Background and Context: Some skills taught in introductory programming courses are categorized into 1) explaining code, 2) arranging lines of code in correct sequence, 3) tracing through the execution of a program, and 4) writing code from scratch. Objective: Knowing if a programming skill is a prerequisite to another would benefit teachers in properly planning the course and structuring the order in which they present activities relating to new content. Prior attempts to establish a skill hierarchy have suffered from methodological issues. Method: In this study, we used the conviction measure from association rule mining to perform pair-wise comparisons of five skills: Write, Trace, Reverse trace, Sequence, and Explain code. We used the data from four exams with more than 600 participants where students solved programming assignments of different skills for several programming topics. Findings: Our findings matched the previous finding that tracing is a prerequisite for students to learn to write code. Contradicting the previous claims, our analysis showed that using the mean threshold writing code is a prerequisite to explaining code. However, there is no clear relationship when we change the threshold to the median. Unlike prior work, we did not find a clear prerequisite relationship between sequencing code and writing or explaining code. Implications: Our research can help instructors by systematically arranging the skills students exercise when encountering a new topic. The goal is to help instructors properly teach and assess programming in a fashion most effective for learning by leveraging the relationship between skills.

Paper Structure

This paper contains 16 sections, 8 equations, 4 figures, 5 tables.

Figures (4)

  • Figure 1: Student score distribution for all five skills. For explain, the scores are in discrete format. The rest four skills have continuous student score ranging from 0 to 1. The white dot in the box of the violin plot denotes the median of each of the five skills. The bar shows the quartile scores.
  • Figure 2: Visualization of conviction distributions for skills with conviction score calculated using mean threshold. Dots show medians, while the error bars shows the Q1 and Q3 score from the median. A point being close to the origin $(1,1)$ would represent no relationship between skills. A dot close to the y-axis, away from the origin implies a strong prerequisite relationship, since in that case $\textit{Conviction}(A \Rightarrow B)$ is near 1 while $\textit{Conviction}(B \Rightarrow A)$ is high.
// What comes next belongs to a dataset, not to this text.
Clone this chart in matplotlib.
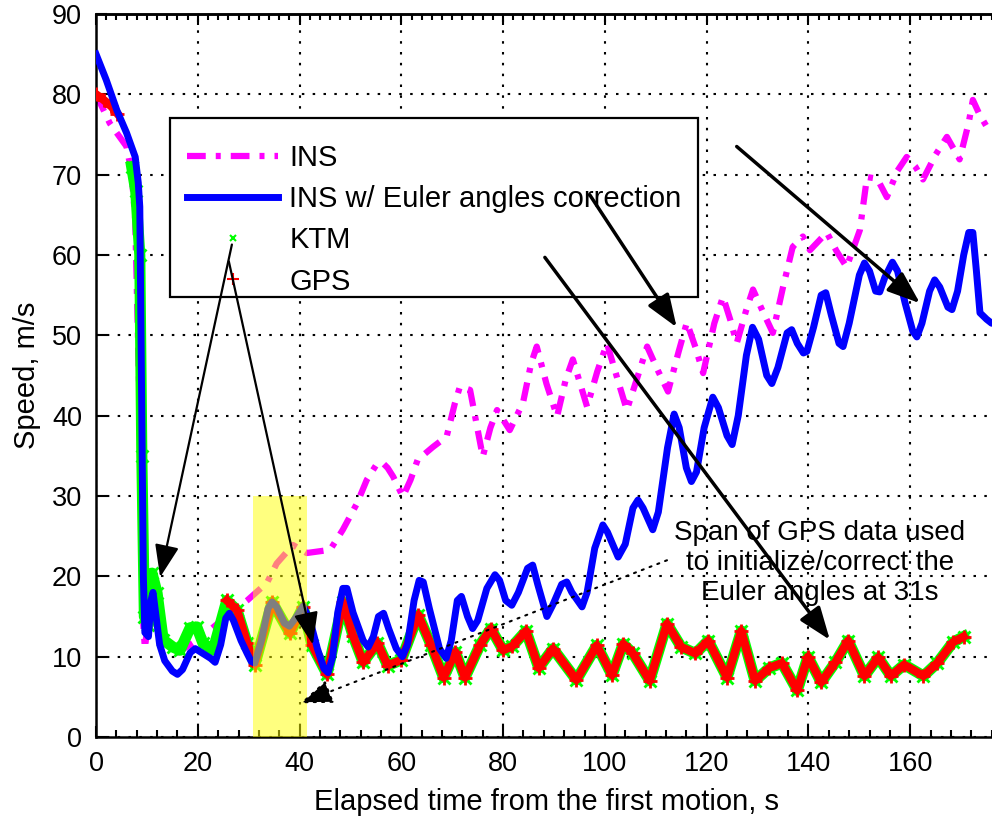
import numpy as np
import matplotlib
matplotlib.use('Agg')
import matplotlib.pyplot as plt
from matplotlib.lines import Line2D
from matplotlib.patches import Rectangle
from matplotlib.ticker import MultipleLocator

plt.rcParams['font.family'] = ['Liberation Sans', 'DejaVu Sans']

# INS (no correction)
t_ins = [0, 2.7, 6, 7, 7.7, 8.6, 9.3, 9.6, 10.5, 12, 13.5, 16, 19, 21.8, 26.3, 29.7,
         33.6, 35.5, 38.7, 41.4, 46, 48.5, 51.3, 53.2, 55, 56.2, 57.3, 58.4, 60.3, 61.8,
         63.2, 66.2, 68.9, 70.5, 71.5, 73.5, 76, 77.5, 78.8, 81.3, 83.9, 85.5, 86.6,
         88.5, 90.6, 92.3, 93.7, 96.5, 98.5, 100.4, 102.5, 104.3, 106.5, 108.3, 110.5,
         112.4, 114.5, 116.1, 117.8, 119.3, 121.5, 123.2, 124.6, 125.9, 127.7, 129.1,
         131, 133, 135, 136.9, 138.9, 140.3, 143.6, 145.5, 147.5, 150.1, 151.5, 153.5,
         155.4, 157.5, 159.3, 161, 162.5, 165, 167.2, 169.7, 171.5, 172.3, 173.6, 175, 178]
v_ins = [80, 76.4, 73.5, 70.2, 64.4, 40, 14, 11, 16, 14, 12, 10.5, 11.7, 13, 15.4, 17,
         19.2, 21.6, 23.9, 22.9, 23.3, 25.8, 29.1, 32, 33.8, 34.2, 33.5, 32.4, 29.9, 32,
         34.5, 36.1, 37.4, 41.5, 43.6, 43.2, 34.9, 38.5, 40.7, 38.2, 41.6, 46.5, 48.6,
         44, 39.9, 44.5, 47, 41.1, 45.5, 49, 44.5, 40.7, 45, 48.6, 45.5,
         43, 48, 51.6, 48.5, 45.3, 51.5, 54.8, 52, 49, 53, 55.7,
         53, 50.3, 56, 61, 62.3, 60.6, 62.8, 60.5, 58.5, 63.1, 69.7, 69.5,
         67.2, 70.5, 72.2, 71, 69.4, 72.5, 74.7, 71.9, 76.5, 79.3, 77.5, 76, 77]

# INS w/ Euler angles correction
t_cor = [0, 2, 4.1, 6, 7.7, 8.3, 8.6, 9.0, 9.3, 9.6, 10.3, 10.8, 11.2, 11.8, 12.5,
         13.5, 15, 16, 17, 18.5, 19.5, 21, 22.5, 23.4, 24.5, 25.5, 26.2, 27, 28.5,
         29.7, 30.5, 31.2, 32.5, 33.8, 34.6, 35.5, 37, 38, 39.2, 40.7, 42, 43.5, 44.8,
         45.6, 46.5, 47.5, 48.5, 49.3, 50.5, 52.5, 53.5, 54.5, 55.5, 56.5, 57.5, 59,
         60.2, 61.2, 62.5, 63.5, 64.3, 65.5, 67.5, 68.8, 69.8, 71, 71.8, 73, 74, 75,
         76.8, 78.4, 79.3, 80.5, 81.7, 83, 84.8, 85.8, 86.8, 88.6, 89.8, 91.5, 92.5,
         93.5, 95.5, 96.5, 98, 99.6, 100.5, 102.6, 104, 105.5, 106.5, 107.5, 109.4,
         110.5, 112.3, 113.6, 114.6, 116, 117, 118, 119.5, 121.2, 122.3, 124, 125,
         126.2, 127.8, 129, 130.2, 131.8, 132.8, 134, 135.8, 136.7, 137.8, 139, 139.7,
         141, 142.5, 143.4, 144.5, 146, 146.8, 148, 150, 151, 152, 153.2, 154, 155,
         156.5, 157.5, 159, 160.5, 161.3, 162.3, 163.8, 164.8, 165.8, 167.4, 168.2,
         169.3, 170.5, 171.5, 172.3, 173, 173.7, 175, 176, 178]
v_cor = [85, 81.8, 78, 75.2, 72.2, 69, 66, 40, 20, 13, 12.5, 17, 18, 15, 11.5,
         9.5, 8.2, 7.8, 8.4, 10.5, 11, 10.4, 9.8, 9.3, 11.5, 14.8, 15.4, 14.5, 12,
         10.4, 9.4, 9.2, 12, 16, 16.8, 16.2, 14.2, 13.8, 14.8, 16.3, 14.6, 11, 8.5,
         8, 10, 15.5, 18.5, 18.5, 15.5, 12, 11.2, 12.5, 15, 15.4, 13.5, 11,
         10, 11.5, 17, 19.5, 19.3, 16, 11, 9.8, 12, 17, 17.5, 15, 13.5, 14.5,
         18.5, 20.2, 19.5, 17, 16.4, 18, 21, 21.4, 19, 15, 16.5, 19, 19.3,
         18, 16.2, 18, 23.5, 26.4, 25.5, 22.4, 24, 28.5, 29.5, 28.5, 25.8,
         28, 36, 40.2, 38.5, 33.5, 31.8, 33, 38.5, 42.3, 41, 37.5, 36.4,
         40, 47.5, 51, 49.5, 45, 44, 46, 50.3, 50.7, 49, 47.8, 48,
         51, 55, 55.3, 52.5, 49, 48.6, 51.5, 57.5, 59, 58, 55.5, 55.4, 57.2,
         59.1, 58, 54, 50.5, 49.8, 51.5, 55.5, 56.9, 56, 53.5, 53.2,
         55.5, 60, 62.8, 62.8, 58, 52.8, 52, 51.5, 52]

# KTM
t_ktm = [7, 7.8, 8.6, 9.0, 9.5, 10.3, 11, 12, 13.2, 15.1, 16.5, 18.5, 19.8, 21, 23,
         25.7, 27.7, 29.7, 31.2, 34.6, 38.1, 40.7, 42.4, 45.4, 48.5, 50.5, 52.5, 55.3,
         57.3, 60, 63.3, 65.8, 68.3, 70.6, 72.5, 75.5, 77.6, 80, 81.8, 84.5, 87, 89.8,
         94.4, 98.4, 101.4, 103.6, 105.5, 108.8, 112.2, 115, 117.8, 120.3, 124, 126.8,
         129.5, 132.3, 134.8, 137.8, 139.9, 142.5, 145.3, 147.8, 151, 153.7, 156.2,
         158.8, 162.6, 165.3, 168.4, 170.5]
v_ktm = [71, 68, 60, 35, 15, 14, 20.4, 17.9, 12.1, 11.2, 10.8, 13.6, 13.7, 11.7, 10.8,
         17, 15.8, 11.7, 9, 16.8, 12.9, 16.2, 11.5, 7.8, 16.8, 12.6, 9.3, 11.7,
         8.9, 9.6, 15.2, 11.5, 7.4, 10.6, 7.4, 11.5, 13.5, 10.8, 11.3, 13.2, 8.6, 11,
         7.1, 11.4, 7.7, 11.6, 10.4, 7, 14.1, 11.2, 10.4, 12, 7.4, 13.2,
         7, 8.6, 9.2, 5.8, 10, 6.8, 9.3, 12, 7.6, 9.9, 7.6,
         9, 7.6, 9.2, 11.8, 12.5]

# GPS (dropout between ~4 s and ~24 s)
t_gps = [0, 1.5, 3, 4.2, np.nan] + t_ktm[15:]
v_gps = [80, 79.3, 78.5, 77.6, np.nan] + v_ktm[15:]

span = (30.8, 41.4)   # GPS span used for the correction

fig = plt.figure(figsize=(9.92, 8.21), dpi=100)
ax = fig.add_axes([0.0968, 0.1023, 0.908, 0.8807])

ax.plot(t_ins, v_ins, color='#ff00ff', lw=4.5, ls=(0, (3, 1.6, 0.8, 1.6)), zorder=2)
ax.plot(t_ktm, v_ktm, color='#00ff00', lw=8, marker='x', ms=9, mew=2,
        solid_joinstyle='round', zorder=3)
ax.plot(t_gps, v_gps, color='#ff0000', lw=6, marker='+', ms=10, mew=2,
        solid_joinstyle='round', zorder=3.5)
ax.plot(t_cor, v_cor, color='#0000ff', lw=5, solid_joinstyle='round', zorder=4)

ax.add_patch(Rectangle((span[0], 0), span[1] - span[0], 30, facecolor='#ffff00',
                       alpha=0.5, edgecolor='none', zorder=5))

ax.set_xlim(0, 177)
ax.set_ylim(0, 90)
ax.xaxis.set_major_locator(MultipleLocator(20))
ax.xaxis.set_minor_locator(MultipleLocator(4))
ax.yaxis.set_major_locator(MultipleLocator(10))
ax.grid(True, color='black', ls=(0, (1.2, 4)), lw=1.5)
ax.set_axisbelow(True)
ax.tick_params(direction='in', which='both', top=False, right=False,
               labelsize=19.5, width=1.5, pad=10)
ax.tick_params(which='major', length=8)
ax.tick_params(which='minor', length=5)
top = ax.secondary_xaxis('top')
top.xaxis.set_major_locator(MultipleLocator(20))
top.xaxis.set_minor_locator(MultipleLocator(2))
top.tick_params(direction='in', which='both', labeltop=False, width=1.5)
top.tick_params(which='major', length=8)
top.tick_params(which='minor', length=4)
for s in ax.spines.values():
    s.set_linewidth(1.8)
top.spines['top'].set_linewidth(1.8)

ax.set_xlabel('Elapsed time from the first motion, s', fontsize=21, labelpad=8)
ax.set_ylabel('Speed, m/s', fontsize=21, labelpad=8)

# legend box
lx0, lx1, ly0, ly1 = 0.0822, 0.6685, 0.6086, 0.8562
ax.add_patch(Rectangle((lx0, ly0), lx1 - lx0, ly1 - ly0, transform=ax.transAxes,
                       facecolor='white', edgecolor='black', lw=1.6, zorder=6))
handles = [Line2D([], [], color='#ff00ff', lw=4.5, ls=(0, (3, 1.6, 0.8, 1.6))),
           Line2D([], [], color='#0000ff', lw=5),
           Line2D([], [], color='#00ff00', ls='none', marker='x', ms=5, mew=1.5),
           Line2D([], [], color='#ff0000', ls='none', marker='+', ms=9, mew=1.5)]
labels = ['INS', 'INS w/ Euler angles correction', 'KTM', 'GPS']
leg = ax.legend(handles, labels, loc='upper left', bbox_to_anchor=(lx0 - 0.01, ly1),
                borderaxespad=0, frameon=False, fontsize=21, handlelength=3.1,
                handletextpad=0.4, labelspacing=0.45, borderpad=0.9)
leg.set_zorder(7)

# arrows
arrows = [((26.7, 61.3), (12.6, 19.9), 1.6),
          ((26.1, 59.2), (42.6, 11.5), 1.6),
          ((97.0, 67.5), (114.1, 51.0), 2.5),
          ((125.9, 73.5), (161.9, 54.0), 2.5),
          ((88.2, 59.7), (144.2, 12.1), 2.5)]
for (x0, y0), (x1, y1), w in arrows:
    ax.annotate('', xy=(x1, y1), xytext=(x0, y0), zorder=8,
                arrowprops=dict(arrowstyle='-|>,head_length=0.8,head_width=0.3',
                                color='black', lw=w, mutation_scale=25,
                                shrinkA=0, shrinkB=0))
ax.annotate('', xy=(40.1, 4.2), xytext=(112.2, 22.0), zorder=8,
            arrowprops=dict(arrowstyle='-|>,head_length=0.8,head_width=0.3',
                            color='black', lw=1.5, ls=(0, (1, 3)), mutation_scale=25,
                            shrinkA=0, shrinkB=0))

ax.text(142.2, 21.7, 'Span of GPS data used\nto initialize/correct the\nEuler angles at 31s',
        ha='center', va='center', fontsize=20, zorder=9)

fig.savefig('out.png', dpi=100)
A dot midway between the dashed line and the y-axis represents a weaker prerequisite relationship. Dots close to the dashed line denote skills that are correlated but neither is a prerequisite of the other.
  • Figure 3: Visualization of conviction distributions for skills with conviction score calculated using median threshold. Dots show medians, while the error bars shows the Q1 and Q3 score from the median. A point being close to the origin $(1,1)$ would represent no relationship between skills. A dot close to the y-axis, away from the origin implies a strong prerequisite relationship, since in that case $\textit{Conviction}(A \Rightarrow B)$ is near 1 while $\textit{Conviction}(B \Rightarrow A)$ is high. A dot midway between the dashed line and the y-axis represents a weaker prerequisite relationship. Dots close to the dashed line denote skills that are correlated but neither is a prerequisite of the other.
  • Figure 4: Potential hierarchy Structure of the Programming Skills based on dependency. Solid line shows the prerequisiteness of a skill to a skill pointed with arrow for both threshold we used. Dotted line shows the prerequisiteness in only one of the threshold.